Barak Obama with the Australian prime minister, Julia Gillard, after the US president arrived in Canberra. Photograph: Jason Reed/Reuters



Barack Obama has arrived in Australia on a visit that will be dominated by the announcement of a greater US military presence in the country as a counterbalance to China.
Obama arrived in Canberra, the Australian capital, on Wednesday afternoon on board Air Force One.
The US president will stay for a day and a half, meeting with the country's prime minister, Julia Gillard, and addressing the Australian parliament.
Obama has twice cancelled visits to Australia: once to stay in Washington to lobby for passage of his healthcare bill, and then to deal with the Deepwater Horizon oil spill in the Gulf of Mexico.
The visit is a chance to renew bonds with a close US ally and strengthen the two nations' defence posture in the Pacific region. It commemorates the 60th anniversary of the Australia-New Zealand-United States (Anzus) defence treaty, which binds the three countries to assist each other if attacked.
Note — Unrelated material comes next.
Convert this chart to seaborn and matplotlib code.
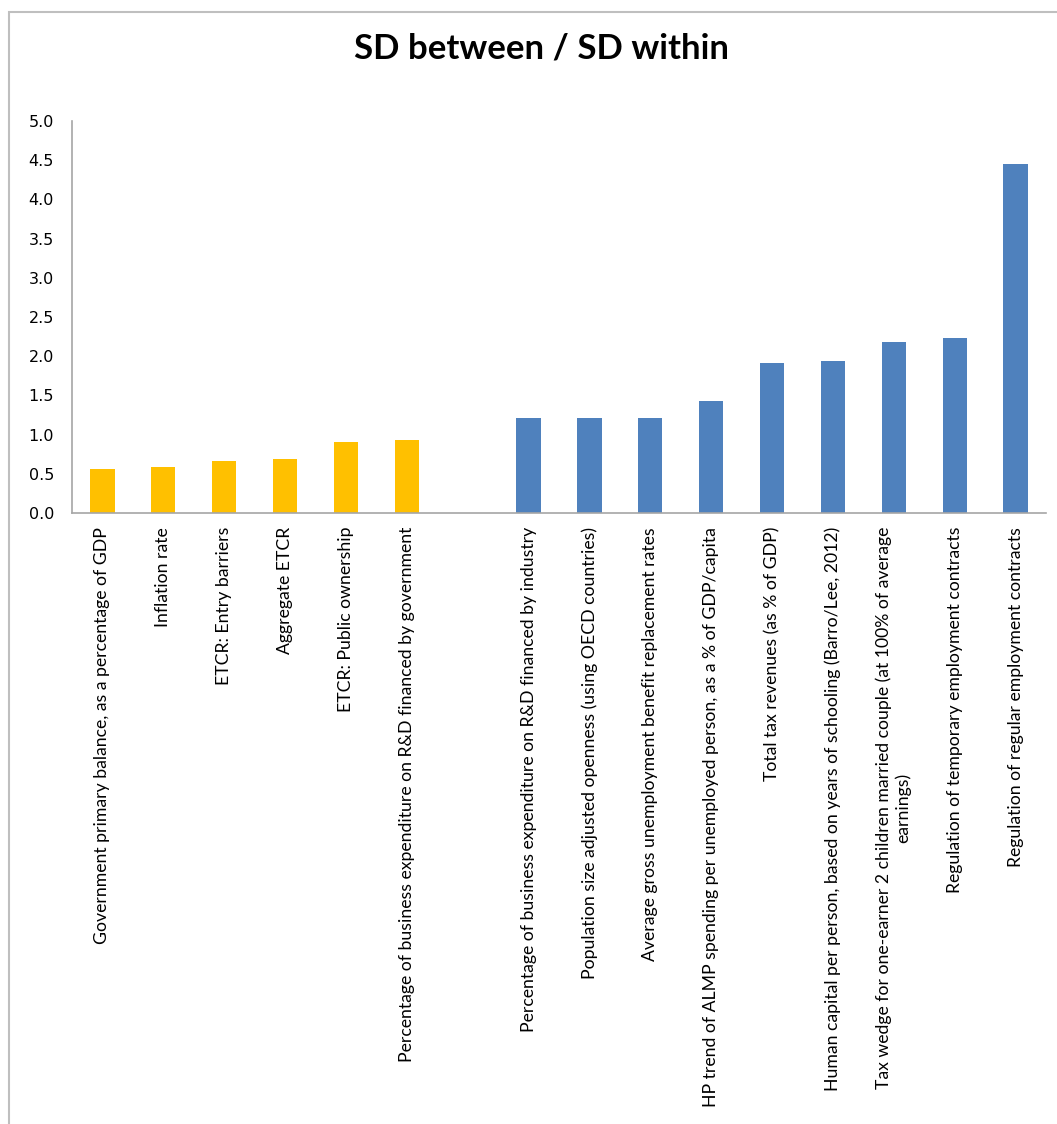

The president is expected to announce the US is expanding its military presence in Australia – putting more equipment in place, increasing its access to bases and conducting more joint exercises and training. This is in response to an increasingly aggressive China, which claims dominion over vast areas of the Pacific that the US considers international waters, and has alarmed smaller Asian neighbours by reigniting old territorial disputes, including confrontations over the South China Sea.

The US defence secretary, Leon Panetta, has said the goal is to signal that America and Australia will stick together in face of any threats.
The deputy national security adviser, Ben Rhodes, said US forces would also be able to respond more quickly to natural disasters in the region, such as the earthquake and tsunami in Japan, and fight terrorism and piracy to help keep sea lanes open.
An increased US presence would help the US "protect our interests, protect our allies" and help it "play its critical role as an anchor of stability and security in the region", Rhodes said.
Kim Beazley, Australia's ambassador to the US and a former Labor defence minister and opposition leader, said Obama's mere appearance was "enormously important" to Australians. And for the US, Australia's location in the burgeoning Asia-Pacific was increasingly important as China became more powerful.

"It's an area where the United States has got considerable freedom of action, considerable interests, growing interests," Beazley said. "And Australia is well located strategically."
Obama is to meet with Gillard on Wednesday, then on Thursday address parliament before travelling to Darwin on Australia's remote northern coast.
It's the first time a sitting US president has been to Darwin, where US and Australian forces were killed in a Japanese attack during the second world war. Obama will visit a memorial to the dead.

Obama will visit a military base in Darwin that is expected to be at the centre of America's plans to send more troops.
From Australia Obama will head to Indonesia for a security summit with Asian nations before finishing his nine-day trip and returning to Washington on 20 November.